On Friday 06 Jun 2003 7:13 pm, Matthew Rudolph wrote:
> I am currently unable to search the archive so I will ask even though I
> am sure something similar has been asked before.
>
> I am wondering why a pg_restore is so slow. I have a db that was dumped
> with columns and inserts, which I Know is slower than using the copy
> statements but why are inserts so slow and is there anything I can
> do to make it faster. Is there any documentation that talks about this?
Inserts are slow because (by default) each runs in a separate transaction, and
you might even have all your indexes, constraints, triggers etc. in place.
That can represent a lot of checking and a lot of disk writes before each row
gets committed. There's plenty on this in the mailing list archives (if
they're up again). Usually INSERTS get grouped into transaction batches of
1,000 - 10,000.
> I have a db that as plain text is 6.2MB, not much, but when I restore it
> (using psql for plain text) it takes over 6 min.
> That same db created with pg_dump -DFc and then run through pg_restore
> takes over 12 minutes.
If dumping as columns+inserts is slow, then DONT DO IT. Try "pg_dump -Fc" and
then pg_restore. If that's still slow, then there's something to look at.

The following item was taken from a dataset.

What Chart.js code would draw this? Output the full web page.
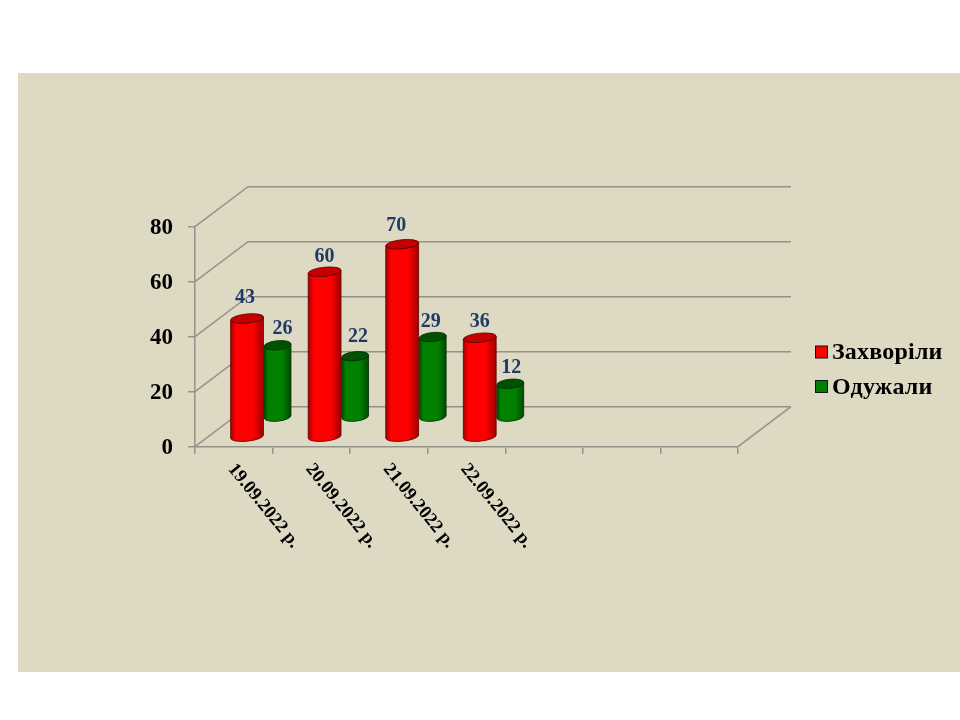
<!DOCTYPE html>
<html>
<head>
<meta charset="utf-8">
<style>
    html, body { margin: 0; padding: 0; background: #fff; }
    canvas { display: block; }
</style>
<script src="https://cdn.jsdelivr.net/npm/chart.js@4/dist/chart.umd.min.js"></script>
</head>
<body>
<canvas id="chart" width="960" height="720"></canvas>
<script>
const categories = ['19.09.2022 р.', '20.09.2022 р.', '21.09.2022 р.', '22.09.2022 р.', '', '', ''];
const zakhvorily = [43, 60, 70, 36];
const odyzhaly = [26, 22, 29, 12];
const yTicks = [0, 20, 40, 60, 80];

const serif = '"Liberation Serif", "Times New Roman", serif';
const lineColor = '#969289';

// 3D look: how far the back wall sits from the front of the axes
const wallDx = 53;
const wallDy = -40;

// per series look of the cylinders
const cylinders = [
    { dx: 13.25, dy: -10, rx: 16.5, edge: '#a00000', mid: '#ff0000', top: '#c40000', line: '#5a0000',
      labelShift: [[-2, -20.5], [0, -14.5], [-6, -18.5], [0, -15.5]] },
    { dx: 43.75, dy: -30, rx: 13.5, edge: '#004a00', mid: '#008200', top: '#005200', line: '#002a00',
      labelShift: [[5, -16.5], [3, -19.5], [-2, -15.5], [1, -15.5]] }
];

function drawCylinder(ctx, cx, topY, baseY, look) {
    const rot = -0.1;
    const ry = 4.5;
    const offX = look.rx * Math.cos(rot);
    const offY = look.rx * Math.sin(rot);

    const grad = ctx.createLinearGradient(cx - look.rx, 0, cx + look.rx, 0);
    grad.addColorStop(0, look.edge);
    grad.addColorStop(0.16, look.mid);
    grad.addColorStop(0.68, look.mid);
    grad.addColorStop(1, look.edge);

    ctx.beginPath();
    ctx.moveTo(cx - offX, topY - offY);
    ctx.lineTo(cx - offX, baseY - offY);
    ctx.ellipse(cx, baseY, look.rx, ry, rot, Math.PI, 0, true);
    ctx.lineTo(cx + offX, topY + offY);
    ctx.ellipse(cx, topY, look.rx, ry, rot, 0, Math.PI, false);
    ctx.closePath();
    ctx.fillStyle = grad;
    ctx.fill();
    ctx.strokeStyle = look.line;
    ctx.lineWidth = 0.8;
    ctx.stroke();

    ctx.beginPath();
    ctx.ellipse(cx, topY, look.rx, ry, rot, 0, Math.PI * 2);
    ctx.fillStyle = look.top;
    ctx.fill();
    ctx.stroke();
}

const scenePlugin = {
    id: 'scene',
    beforeDraw(chart) {
        const ctx = chart.ctx;
        ctx.save();
        ctx.fillStyle = '#ddd9c3';
        ctx.fillRect(18, 73, 942, 599);
        ctx.restore();
    },
    beforeDatasetsDraw(chart) {
        const ctx = chart.ctx;
        const { y } = chart.scales;
        const area = chart.chartArea;
        ctx.save();

        // back wall and side wall lines
        ctx.strokeStyle = lineColor;
        ctx.lineWidth = 1.5;
        yTicks.forEach(v => {
            const py = y.getPixelForValue(v);
            ctx.beginPath();
            ctx.moveTo(area.left, py);
            ctx.lineTo(area.left + wallDx, py + wallDy);
            ctx.lineTo(area.right + wallDx, py + wallDy);
            ctx.stroke();
        });
        ctx.beginPath();
        ctx.moveTo(area.right, area.bottom);
        ctx.lineTo(area.right + wallDx, area.bottom + wallDy);
        ctx.stroke();

        // rear series first so the red ones cover it
        [1, 0].forEach(i => {
            const look = cylinders[i];
            chart.getDatasetMeta(i).data.forEach(bar => {
                drawCylinder(ctx, bar.x + look.dx, bar.y + look.dy, y.getPixelForValue(0) + look.dy, look);
            });
        });

        // value labels
        ctx.font = 'bold 20px ' + serif;
        ctx.fillStyle = '#1f3a68';
        ctx.textAlign = 'center';
        ctx.textBaseline = 'middle';
        [0, 1].forEach(i => {
            const look = cylinders[i];
            chart.getDatasetMeta(i).data.forEach((bar, j) => {
                const shift = look.labelShift[j];
                ctx.fillText(chart.data.datasets[i].data[j], bar.x + look.dx + shift[0], bar.y + look.dy + shift[1]);
            });
        });

        ctx.restore();
        return false; // cylinders replace the flat bars
    },
    afterDraw(chart) {
        const ctx = chart.ctx;
        const { x } = chart.scales;
        ctx.save();

        // slanted date labels
        ctx.font = 'bold 18.5px ' + serif;
        ctx.fillStyle = '#000';
        ctx.textAlign = 'left';
        ctx.textBaseline = 'middle';
        categories.forEach((label, i) => {
            if (!label) return;
            ctx.save();
            ctx.translate(x.getPixelForValue(i) - 2.5, 466);
            ctx.rotate(51 * Math.PI / 180);
            ctx.fillText(label, 0, 0);
            ctx.restore();
        });

        // legend
        ctx.font = 'bold 24px ' + serif;
        ctx.letterSpacing = '0.2px';
        chart.data.datasets.forEach((ds, i) => {
            const top = 346 + i * 34.5;
            ctx.fillStyle = ds.backgroundColor;
            ctx.strokeStyle = '#111';
            ctx.lineWidth = 1;
            ctx.fillRect(815.5, top, 12, 12);
            ctx.strokeRect(815.5, top, 12, 12);
            ctx.fillStyle = '#000';
            ctx.fillText(ds.label, 832, top + 7);
        });
        ctx.restore();
    }
};

new Chart(document.getElementById('chart'), {
    type: 'bar',
    data: {
        labels: categories,
        datasets: [
            { label: 'Захворіли', data: zakhvorily, backgroundColor: '#ff0000', grouped: false },
            { label: 'Одужали', data: odyzhaly, backgroundColor: '#008000', grouped: false }
        ]
    },
    options: {
        responsive: false,
        animation: false,
        layout: { padding: { top: 226.7, right: 222, left: 0, bottom: 0 } },
        plugins: {
            legend: { display: false },
            tooltip: { enabled: false }
        },
        scales: {
            x: {
                afterFit: scale => { scale.height = 273.3; },
                grid: { offset: true, drawOnChartArea: false, tickLength: 7, color: lineColor, lineWidth: 1.5 },
                border: { color: lineColor, width: 1.5 },
                ticks: { display: false }
            },
            y: {
                min: 0,
                max: 80,
                afterFit: scale => { scale.width = 195; },
                afterBuildTicks: scale => { scale.ticks = yTicks.map(v => ({ value: v })); },
                grid: { drawOnChartArea: false, tickLength: 7, color: lineColor, lineWidth: 1.5 },
                border: { color: lineColor, width: 1.5 },
                ticks: {
                    padding: 15,
                    labelOffset: 1.5,
                    color: '#000',
                    font: { family: serif, size: 23, weight: 'bold' }
                }
            }
        }
    },
    plugins: [scenePlugin]
});
</script>
</body>
</html>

> My machine is an AMD xp2000 with 500MB ram running win2000 and
> postgresql 7.3.2, obviously through cygwin.
>
> I just can't imagine a multi gigabyte database being able to be restored
> via pg_restore.
A multi-gig restore on your hardware is not going to be pretty. We're not
talking minutes of downtime.
> The reason I think I need to use insert statements is for longevity. The
> customers may need to go on a witch hunt years down the road and my
> thinking was that if this was just SQL, it will always work.
Ah - I see what you're getting at. Dump the database twice - once as inserts
and once in custom format. Use custom for restores, but keep inserts around
for reference.
To be honest, except in the case of historical legal action/audits I can't
imaging what use a years-old database dump would be.